Deshalb kann alleine anhand der Netzfrequenz keine ausreichende Aussage über die Stabilität der Stromnetze getroffen werden. Dazu sind noch weitere Betrachtungen notwendig. Hier bietet es sich an, auch die eingesetzte Regelleistung der letzten Monate zu betrachten.

Das folgende Rasterdiagramm zeigt die eingesetzte Sekundärregelleistung des deutschen Netzregelverbundes für den Zeitraum von Juli 2011 bis Ende November 2012 (Quelle der Daten: https://www.regelleistung.net/ ).

Sekundärregelleistung Juli 2011 - November 2012

Sekundärregelleistung Juli 2011 – November 2012

Wie schon bei der Langzeitbetrachtung der Netzfrequenz sind auch hier wieder der morgendlichen „Querstreifen“ zwischen 6:00 und 7:00 Uhr und die abendlichen Muster passend zum Sonnenuntergang zu erkennen.
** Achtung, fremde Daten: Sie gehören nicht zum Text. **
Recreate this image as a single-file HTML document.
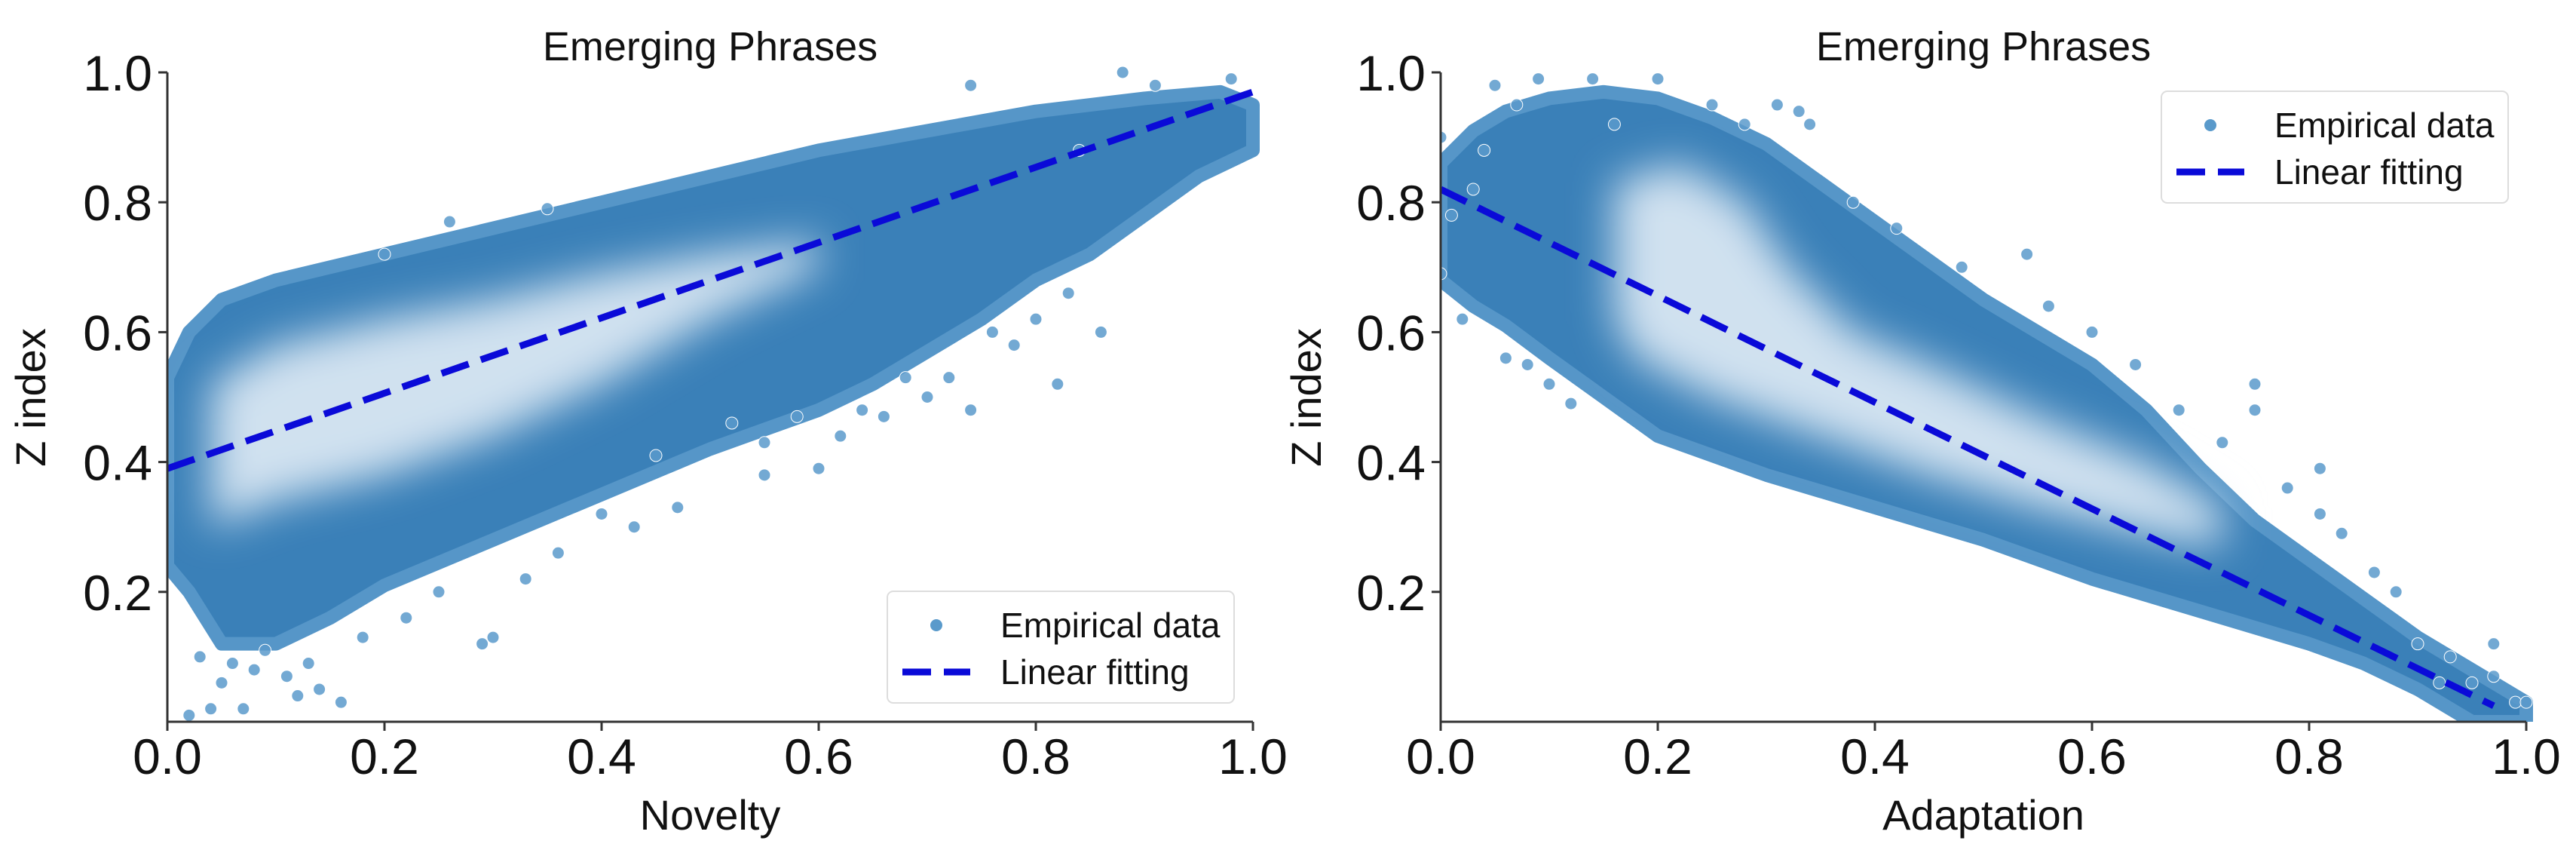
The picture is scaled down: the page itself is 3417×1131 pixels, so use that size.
<!DOCTYPE html>
<html><head><meta charset="utf-8"><style>
html,body{margin:0;padding:0;background:#fff}
svg{display:block;font-family:"Liberation Sans",sans-serif}
</style></head><body>
<svg id="fig" width="3417" height="1131" viewBox="0 0 3417 1131" xmlns="http://www.w3.org/2000/svg">
<defs><filter id="soft" x="-30%" y="-30%" width="160%" height="160%"><feGaussianBlur stdDeviation="28"/></filter></defs>
</svg>
<script>
// ---- Left panel data (Novelty vs Z index) ----
const leftUpperX=[0,0.02,0.05,0.1,0.15,0.2,0.3,0.4,0.5,0.6,0.7,0.8,0.9,0.97,1.0];
const leftUpperY=[0.53,0.6,0.65,0.68,0.70,0.72,0.76,0.80,0.84,0.88,0.91,0.94,0.96,0.97,0.95];
const leftLowerX=[1.0,0.95,0.9,0.85,0.8,0.75,0.7,0.65,0.6,0.5,0.4,0.3,0.2,0.15,0.1,0.05,0.02,0];
const leftLowerY=[0.88,0.84,0.78,0.72,0.68,0.62,0.57,0.52,0.48,0.42,0.35,0.28,0.21,0.16,0.12,0.12,0.2,0.24];
const leftLightUX=[0.04,0.1,0.2,0.3,0.4,0.5,0.6];
const leftLightUY=[0.52,0.58,0.62,0.65,0.69,0.72,0.74];
const leftLightLX=[0.6,0.5,0.4,0.3,0.2,0.1,0.04];
const leftLightLY=[0.70,0.62,0.52,0.44,0.38,0.34,0.30];
const leftOutX=[0.02,0.04,0.05,0.07,0.08,0.12,0.14,0.16,0.29,0.30,0.47,0.55,0.60,0.74,0.82,0.86,0.74,0.98,0.91,0.88,0.84,0.52,0.45,0.03,0.06,0.09,0.11,0.13,0.18,0.22,0.25,0.33,0.36,0.62,0.66,0.7,0.72,0.78,0.8,0.83,0.55,0.58,0.64,0.68,0.76,0.43,0.4,0.2,0.26,0.35];
const leftOutY=[0.01,0.02,0.06,0.02,0.08,0.04,0.05,0.03,0.12,0.13,0.33,0.38,0.39,0.48,0.52,0.60,0.98,0.99,0.98,1.0,0.88,0.46,0.41,0.1,0.09,0.11,0.07,0.09,0.13,0.16,0.2,0.22,0.26,0.44,0.47,0.5,0.53,0.58,0.62,0.66,0.43,0.47,0.48,0.53,0.6,0.3,0.32,0.72,0.77,0.79];
const leftFit=[0.39,0.97];

// ---- Right panel data (Adaptation vs Z index) ----
const rightUpperX=[0,0.03,0.06,0.1,0.15,0.2,0.25,0.3,0.35,0.4,0.45,0.5,0.55,0.6,0.65,0.7,0.75,0.8,0.85,0.9,0.95,1.0];
const rightUpperY=[0.86,0.91,0.94,0.96,0.97,0.96,0.93,0.89,0.83,0.77,0.71,0.65,0.60,0.55,0.48,0.39,0.31,0.25,0.19,0.13,0.08,0.03];
const rightLowerX=[1.0,0.95,0.9,0.85,0.8,0.7,0.6,0.5,0.4,0.3,0.2,0.15,0.1,0.06,0.03,0];
const rightLowerY=[0.0,0.0,0.05,0.09,0.12,0.17,0.22,0.28,0.33,0.38,0.44,0.50,0.56,0.61,0.64,0.68];
const rightLightUX=[0.16,0.22,0.28,0.32,0.38,0.45,0.55,0.65,0.72];
const rightLightUY=[0.83,0.86,0.80,0.70,0.60,0.55,0.47,0.40,0.33];
const rightLightLX=[0.72,0.65,0.55,0.45,0.35,0.25,0.18,0.16];
const rightLightLY=[0.27,0.29,0.33,0.38,0.44,0.50,0.56,0.62];
const rightOutX=[0.0,0.0,0.02,0.06,0.1,0.14,0.2,0.31,0.33,0.34,0.54,0.75,0.75,0.81,0.81,0.86,0.97,0.97,0.99,1.0,0.92,0.9,0.08,0.12,0.01,0.03,0.05,0.09,0.16,0.25,0.28,0.38,0.42,0.48,0.56,0.6,0.64,0.68,0.72,0.78,0.83,0.88,0.93,0.95,0.07,0.04];
const rightOutY=[0.9,0.69,0.62,0.56,0.52,0.99,0.99,0.95,0.94,0.92,0.72,0.52,0.48,0.39,0.32,0.23,0.12,0.07,0.03,0.03,0.06,0.12,0.55,0.49,0.78,0.82,0.98,0.99,0.92,0.95,0.92,0.8,0.76,0.7,0.64,0.6,0.55,0.48,0.43,0.36,0.29,0.2,0.1,0.06,0.95,0.88];
const rightFit=[0.82,0.0];
const rightFitEndX=0.97;

const ticks=[0,0.2,0.4,0.6,0.8,1.0];
const tickLabels=["0.0","0.2","0.4","0.6","0.8","1.0"];

const NS="http://www.w3.org/2000/svg";
const svg=document.getElementById('fig');
function mk(tag,attrs,parent){const e=document.createElementNS(NS,tag);for(const k in attrs)e.setAttribute(k,attrs[k]);(parent||svg).appendChild(e);return e;}

const Y0=957,Y1=96;
function panel(cfg){
  const sx=v=>cfg.x0+v*(cfg.x1-cfg.x0);
  const sy=v=>Y0-v*(Y0-Y1);
  const g=mk('g',{});
  
  
  const clip=mk('clipPath',{id:cfg.name+'-clip'},svg.querySelector('defs'));
  mk('rect',{x:cfg.x0,y:Y1-10,width:cfg.x1-cfg.x0+12,height:Y0-Y1+10},clip);
  const pg=mk('g',{'clip-path':'url(#'+cfg.name+'-clip)'},g);
  
  
  const poly=(ux,uy,lx,ly)=>ux.map((x,i)=>sx(x)+','+sy(uy[i])).concat(lx.map((x,i)=>sx(x)+','+sy(ly[i]))).join(' ');
  const band=mk('polygon',{points:poly(cfg.ux,cfg.uy,cfg.lx,cfg.ly),fill:'#3a80b8',stroke:'#5696c8','stroke-width':18,'stroke-linejoin':'round'},pg);
  
  
  const light=mk('polygon',{points:poly(cfg.lux,cfg.luy,cfg.llx,cfg.lly),fill:'#dce9f4','fill-opacity':0.92,filter:'url(#soft)'},pg);
  
  
  cfg.ox.forEach((x,i)=>{
    const c=mk('circle',{cx:sx(x),cy:sy(cfg.oy[i]),r:8,fill:'#5a9acb','fill-opacity':0.85,stroke:'#fff','stroke-width':1},pg);
    
    
  });
  const fl=mk('line',{x1:sx(0),y1:sy(cfg.fit[0]),x2:sx(cfg.fitEnd),y2:sy(cfg.fit[0]+(cfg.fit[1]-cfg.fit[0])*cfg.fitEnd),stroke:'#0a0ad8','stroke-width':9,'stroke-dasharray':'38,17'},pg);
  
  
  const ya=mk('line',{x1:cfg.x0,y1:Y1,x2:cfg.x0,y2:Y0,stroke:'#333','stroke-width':3},g);
  
  
  const xa=mk('line',{x1:cfg.x0,y1:Y0,x2:cfg.x1,y2:Y0,stroke:'#333','stroke-width':3},g);
  
  
  ticks.forEach((t,i)=>{
    mk('line',{x1:sx(t),y1:Y0,x2:sx(t),y2:Y0+12,stroke:'#333','stroke-width':3},g);
    const tx=mk('text',{x:sx(t),y:1026,'font-size':66,'text-anchor':'middle',fill:'#111'},g);
    tx.textContent=tickLabels[i];
    
    
    if(t>0){
      mk('line',{x1:cfg.x0-12,y1:sy(t),x2:cfg.x0,y2:sy(t),stroke:'#333','stroke-width':3},g);
      const ty=mk('text',{x:cfg.x0-20,y:sy(t)+24,'font-size':66,'text-anchor':'end',fill:'#111'},g);
      ty.textContent=tickLabels[i];
      
      
    }
  });
  const title=mk('text',{x:(cfg.x0+cfg.x1)/2,y:80,'font-size':54,'text-anchor':'middle',fill:'#111'},g);
  title.textContent='Emerging Phrases';
  
  
  const xl=mk('text',{x:(cfg.x0+cfg.x1)/2,y:1100,'font-size':56,'text-anchor':'middle',fill:'#111'},g);
  xl.textContent=cfg.xlabel;
  
  
  const yl=mk('text',{x:0,y:0,'font-size':56,'text-anchor':'middle',fill:'#111',transform:'translate('+cfg.ylx+',527) rotate(-90)'},g);
  yl.textContent='Z index';
  
  
  const L=cfg.leg;
  const lg=mk('g',{},g);
  
  
  mk('rect',{x:L[0],y:L[1],width:460,height:148,rx:8,fill:'#fff','fill-opacity':0.9,stroke:'#ddd','stroke-width':2},lg);
  mk('circle',{cx:L[0]+65,cy:L[1]+45,r:8,fill:'#5a9acb'},lg);
  const t1=mk('text',{x:L[0]+150,y:L[1]+61,'font-size':46,fill:'#111'},lg);
  t1.textContent='Empirical data';
  
  
  mk('line',{x1:L[0]+20,y1:L[1]+107,x2:L[0]+110,y2:L[1]+107,stroke:'#0a0ad8','stroke-width':9,'stroke-dasharray':'38,17'},lg);
  const t2=mk('text',{x:L[0]+150,y:L[1]+123,'font-size':46,fill:'#111'},lg);
  t2.textContent='Linear fitting';
  
  
}
panel({name:'novelty-panel',x0:222,x1:1662,ux:leftUpperX,uy:leftUpperY,lx:leftLowerX,ly:leftLowerY,lux:leftLightUX,luy:leftLightUY,llx:leftLightLX,lly:leftLightLY,ox:leftOutX,oy:leftOutY,fit:leftFit,fitEnd:1.0,xlabel:'Novelty',ylx:60,leg:[1177,784]});
panel({name:'adaptation-panel',x0:1911,x1:3351,ux:rightUpperX,uy:rightUpperY,lx:rightLowerX,ly:rightLowerY,lux:rightLightUX,luy:rightLightUY,llx:rightLightLX,lly:rightLightLY,ox:rightOutX,oy:rightOutY,fit:rightFit,fitEnd:rightFitEndX,xlabel:'Adaptation',ylx:1752,leg:[2867,121]});
</script>
</body></html>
Es gibt aber noch weitere Auffälligkeiten, die in dem Rasterdiagramm zur Netzfrequenz nicht zu sehen waren:
Ungefähr seit April 2012 gibt es plötzlich weniger Cluster und auch die Zeiträume, in denen Regelleistung in eine bestimmte Richtung eingesetzt wurde, scheinen sich verkürzt zu haben. Die Höhe der Regelleistung scheint sich auch verringert zu haben. Lediglich in den Abend- und Morgenstunden gibt es wiederkehrende systematische Abweichungen, die aber mit den starken Laständerungen am Morgen und am Abend zu erklären sind. Seit dem 14. Dezember 2012 werden an der EPEX zusätzlich zu den Stundenkontrakten auch Viertelstundenprodukte im Intraday-Handel gehandelt, damit Angebot und Nachfrage besser abgestimmt werden können. Dieses wäre eine mögliche Erklärung für die Änderung ab April. Obwohl die Produkte bereits seit Mitte Dezember gehandelt werden können, gab es im Winter ganz andere Probleme für die Übertragungsnetzbetreiber, die eventuell dazu geführt haben, dass die handelbaren Viertelstundenprodukte noch nicht die gewünschten Auswirkungen hatten.
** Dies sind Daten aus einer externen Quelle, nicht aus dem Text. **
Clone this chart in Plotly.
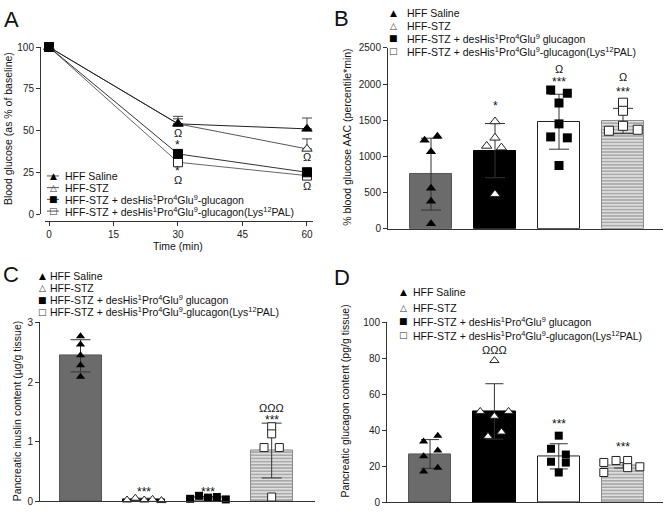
import plotly.graph_objects as go

W, H = 667, 515
FONT = "Liberation Sans, Arial, sans-serif"
GLYPH = "DejaVu Sans, sans-serif"

# ---------------- data ----------------
group_names_a = [
    "HFF Saline",
    "HFF-STZ",
    "HFF-STZ + desHis<sup>1</sup>Pro<sup>4</sup>Glu<sup>9</sup>-glucagon",
    "HFF-STZ + desHis<sup>1</sup>Pro<sup>4</sup>Glu<sup>9</sup>-glucagon(Lys<sup>12</sup>PAL)",
]
group_names = [
    "HFF Saline",
    "HFF-STZ",
    "HFF-STZ + desHis<sup>1</sup>Pro<sup>4</sup>Glu<sup>9</sup> glucagon",
    "HFF-STZ + desHis<sup>1</sup>Pro<sup>4</sup>Glu<sup>9</sup>-glucagon(Lys<sup>12</sup>PAL)",
]

# Panel A: blood glucose (% of baseline)
time_min = [0, 30, 60]
a_saline = [100, 54, 51]
a_saline_err = [0, 4.5, 6.5]
a_stz = [100, 54, 39]
a_stz_err = [0, 3, 6]
a_deshis = [100, 36, 25]
a_deshis_err = [0, 2, 2.5]
a_lys = [100, 31, 23]
a_lys_err = [0, 1.5, 1.5]
a_marks = [(30, 48.5, "Ω"), (30, 41.5, "*"), (30, 26.0, "*"), (30, 20.5, "Ω"),
           (60, 34, "Ω"), (60, 17, "Ω")]

# Panel B: blood glucose AAC
b_means = [755, 1080, 1480, 1490]
b_sd = [497, 375, 380, 175]
b_saline = [1225, 1280, 1065, 560, 380, 70]
b_stz = [1483, 1257, 1145, 1122, 477]
b_deshis = [1919, 1874, 1739, 1450, 1270, 1257, 874]
b_lys = [1743, 1631, 1423, 1355, 1369]
b_marks = [(1, 1693, "*"), (2, 2205, "Ω"), (2, 2030, "***"), (3, 2105, "Ω"), (3, 1890, "***")]

# Panel C: pancreatic insulin
c_means = [2.44, 0.03, 0.06, 0.85]
c_sd = [0.27, 0.02, 0.02, 0.46]
c_saline = [2.77, 2.63, 2.45, 2.28, 2.09]
c_stz = [0.02, 0.05, 0.02, 0.03, 0.01]
c_deshis = [0.04, 0.09, 0.06, 0.07, 0.03]
c_lys = [1.25, 1.13, 0.90, 0.90, 0.07]
c_marks = [(1, 0.15, "***"), (2, 0.15, "***"), (3, 1.37, "***"), (3, 1.57, "ΩΩΩ")]

# Panel D: pancreatic glucagon
d_means = [26.8, 50.5, 25.5, 20.5]
d_sd = [8, 15.4, 7, 1.5]
d_saline = [37, 33.7, 28.8, 25.5, 19.2, 17]
d_stz = [78.8, 50.5, 50.5, 47.8, 39, 36.6]
d_deshis = [37, 29.7, 26.5, 22.5, 22, 16.5]
d_lys = [23.2, 23.2, 22.1, 19.7, 19.2, 16.5]
d_marks = [(1, 84.4, "ΩΩΩ"), (2, 43.3, "***"), (3, 30.6, "***")]

# scatter jitter (layout, in category units)
b_jit = [[-0.1, 0.1, 0, 0, 0, 0], [0, 0, -0.13, 0.1, 0],
         [-0.13, 0.13, 0, 0, -0.13, 0.13, 0], [0, 0, 0, -0.22, 0.23]]
c_jit = [[0, 0, 0, 0, 0], [-0.27, -0.14, 0, 0.13, 0.27],
         [-0.28, -0.14, 0, 0.14, 0.28], [0, 0, -0.12, 0.12, 0]]
d_jit = [[0.12, -0.1, 0.12, -0.1, 0.12, -0.1], [0, -0.22, 0.22, 0, 0.11, -0.1],
         [0, -0.12, 0.11, -0.12, 0.11, 0], [-0.11, 0.07, -0.3, 0.26, 0.07, -0.3]]

# ---------------- styles ----------------
bar_fill = ["#6b6b6b", "#000000", "#ffffff", "#dedede"]
bar_line = ["#555555", "#000000", "#222222", "#8a8a8a"]
bar_pattern = ["", "", "", "-"]
pt_symbol = ["triangle-up", "triangle-up", "square", "square"]
pt_fill = ["#000000", "#ffffff", "#000000", "#ffffff"]
pt_line = ["#000000", "#222222", "#000000", "#222222"]


def fx(p):
    return p / W


def fy(p):
    return 1 - p / H


fig = go.Figure()

# ---------------- Panel A ----------------
a_series = [(a_lys, a_lys_err, 3, "#666666"), (a_deshis, a_deshis_err, 2, "#333333"),
            (a_stz, a_stz_err, 1, "#555555"), (a_saline, a_saline_err, 0, "#222222")]
for vals, err, gi, lc in a_series:
    fig.add_trace(go.Scatter(
        x=time_min, y=vals, mode="lines+markers", xaxis="x", yaxis="y",
        line=dict(color=lc, width=1),
        marker=dict(symbol=pt_symbol[gi], size=9, color=pt_fill[gi],
                    line=dict(color=pt_line[gi] if gi in (1, 3) else "#000", width=1)),
        error_y=dict(type="data", symmetric=False, array=err, arrayminus=[0] * len(err),
                     color="#444", thickness=1, width=5),
        cliponaxis=False, showlegend=False, name=group_names_a[gi]))


def bar_panel(xa, ya, means, sd, pts, jit, size, ew):
    fig.add_trace(go.Bar(
        x=[0, 1, 2, 3], y=means, width=0.66, xaxis=xa, yaxis=ya,
        marker=dict(color=bar_fill, line=dict(color=bar_line, width=1),
                    pattern=dict(shape=bar_pattern, fgcolor="#8c8c8c", size=3.2, solidity=0.35)),
        error_y=dict(type="data", array=sd, color="#333", thickness=1, width=ew),
        showlegend=False))
    for gi, (vals, jj) in enumerate(zip(pts, jit)):
        fig.add_trace(go.Scatter(
            x=[gi + j for j in jj], y=vals, mode="markers", xaxis=xa, yaxis=ya,
            marker=dict(symbol=pt_symbol[gi], size=size, color=pt_fill[gi],
                        line=dict(color=pt_line[gi], width=1 if gi in (1, 3) else 0)),
            cliponaxis=False, showlegend=False, name=group_names[gi]))


bar_panel("x2", "y2", b_means, b_sd, [b_saline, b_stz, b_deshis, b_lys], b_jit, 9, 10)
bar_panel("x3", "y3", c_means, c_sd, [c_saline, c_stz, c_deshis, c_lys], c_jit, 8, 10)
bar_panel("x4", "y4", d_means, d_sd, [d_saline, d_stz, d_deshis, d_lys], d_jit, 8, 9)

# significance marks
for xa, ya, marks in [("x", "y", a_marks), ("x2", "y2", b_marks),
                      ("x3", "y3", c_marks), ("x4", "y4", d_marks)]:
    for xv, yv, t in marks:
        fig.add_annotation(x=xv, y=yv, xref=xa, yref=ya, text=t, showarrow=False,
                           font=dict(family=FONT, size=12 if "*" in t else 11, color="#111"),
                           xanchor="center", yanchor="middle", borderpad=0)

# ---------------- axes ----------------
axc = dict(showgrid=False, zeroline=False, showline=True, linecolor="#333", linewidth=1,
           ticks="outside", ticklen=4, tickcolor="#333", tickwidth=1,
           tickfont=dict(family=FONT, size=10, color="#222"))
noticks = dict(ticks="", showticklabels=False)

fig.update_layout(
    width=W, height=H, margin=dict(l=0, r=0, t=0, b=0), autosize=False,
    paper_bgcolor="white", plot_bgcolor="white", showlegend=False, bargap=0,
    xaxis=dict(**axc, domain=[fx(45), fx(313)], range=[-0.93, 61.4], anchor="free",
               position=fy(220), tickvals=[0, 15, 30, 45, 60]),
    yaxis=dict(**axc, domain=[fy(213), fy(42)], range=[0, 100], anchor="free",
               position=fx(40), tickvals=[0, 25, 50, 75, 100]),
    xaxis2=dict(**{**axc, **noticks}, domain=[fx(388), fx(663)], range=[-0.672, 3.625], anchor="y2"),
    yaxis2=dict(**axc, domain=[fy(228), fy(43)], range=[0, 2500], anchor="x2",
                tickvals=[0, 500, 1000, 1500, 2000, 2500]),
    xaxis3=dict(**{**axc, **noticks}, domain=[fx(40), fx(315)], range=[-0.636, 3.68], anchor="y3"),
    yaxis3=dict(**axc, domain=[fy(507), fy(324)], range=[0, 3], anchor="x3",
                tickvals=[0, 1, 2, 3]),
    xaxis4=dict(**{**axc, **noticks}, domain=[fx(387), fx(663)], range=[-0.669, 3.62], anchor="y4"),
    yaxis4=dict(**axc, domain=[fy(508), fy(324)], range=[0, 100], anchor="x4",
                tickvals=[0, 20, 40, 60, 80, 100]),
)


def pann(x, y, text, size=10.5, xanchor="left", angle=0, family=FONT, color="#111"):
    fig.add_annotation(x=fx(x), y=fy(y), xref="paper", yref="paper", text=text,
                       showarrow=False, xanchor=xanchor, yanchor="middle", textangle=angle,
                       font=dict(family=family, size=size, color=color))


# panel letters
for (lx, ly, t) in [(2, 14, "A"), (332, 13, "B"), (1, 275, "C"), (332, 278, "D")]:
    pann(lx, ly, t, size=22)

# axis titles
pann(8, 126, "Blood glucose (as % of baseline)", size=10.5, xanchor="center", angle=-90)
pann(178, 246, "Time (min)", size=10.5, xanchor="center")
pann(347, 135, "% blood glucose AAC (percentile*min)", size=10.5, xanchor="center", angle=-90)
pann(17, 415, "Pancreatic inuslin content (µg/g tissue)", size=10.5, xanchor="center", angle=-90)
pann(345, 405, "Pancreatic glucagon content (pg/g tissue)", size=10.5, xanchor="center", angle=-90)

# legends
glyphs = ["▲", "△", "■", "□"]
glyph_col = ["#000", "#333", "#000", "#333"]


def legend(gx, tx, rows, names, with_line=False):
    for i, (ry, nm) in enumerate(zip(rows, names)):
        if with_line:
            fig.add_shape(type="line", xref="paper", yref="paper",
                          x0=fx(gx - 6), x1=fx(gx + 6), y0=fy(ry), y1=fy(ry),
                          line=dict(color="#555", width=1))
        pann(gx, ry, glyphs[i], size=9, xanchor="center", family=GLYPH, color=glyph_col[i])
        pann(tx, ry, nm, size=10.5)


legend(53, 63, [174, 186, 198, 210], group_names_a, with_line=True)
legend(393, 405, [7, 20, 33, 46.5], group_names)
legend(42, 48, [276, 289, 301, 313], group_names)
legend(403, 411, [293, 309, 323, 337], group_names)

fig.write_html("out.html",
               config={"displayModeBar": False},
               post_script="document.body.style.margin='0px';"
                           "document.documentElement.style.overflow='hidden';")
Im Winter 2011/2012 gab es verschiedene Vorkommnisse, die zu einer angespannten Situation in den Stromnetzen geführt haben, dieses spiegelt sich auch teilweise in dem Rasterdiagramm der eingesetzten Regelleistung wider.
Im Dezember gibt es große Zeiträume, in denen verstärkt negative Regelleistung eingesetzt wurde (es war also zu viel Stom im Netz). Besonders zwischen Weihnachten und Sylvester kam es durch die warme Witterung zu Überspeisungen in den deutschen Regelzonen (siehe auch den Bericht zum Zustand der leitungsgebundenen Energieversorgung im Winter 2011/2012 der Bundesnetzagentur, Seite 60). Anfang Februar gab es eine starke Kältwelle in Europa, die zeitweise zu einer Unterdeckung führte.
In den Medien gab es Berichte, dass die Gier der Zocker im Februar die deutschen Stromnetze gefährdet hätte. Laut der BNA gibt es keine Anhaltspunkte dafür, dass die Regelzonenunterspeisungen „einzelnen wenigen Akteuren noch einem strukturell homogenen Bewirtschaftungsfehlverhalten zuzuordnen sind“. Wobei sich nicht gänzlich ausschliessen lasse, dass es vereinzelt Bilanzkreisverantwortliche gegeben habe, die Geschäfte zulasten der Systemsicherheit vorgenommen hätten.

Anhand des Rasterdiagramms lässt sich eine Veränderung in der diesjährig eingesetzten Sekundärregelleistung zum Vorjahr erkennen. Allgemeine Aussagen über das Stromnetz lassen sich darüber aber nicht treffen. Dafür wären nicht nur genauere Analysen der eingesetzten Regelleistung, sondern auch Analysen weiterer Parameter notwendig. Der nächste Bericht der Bundesnetzagentur wird sicherlich einige Fragen klären.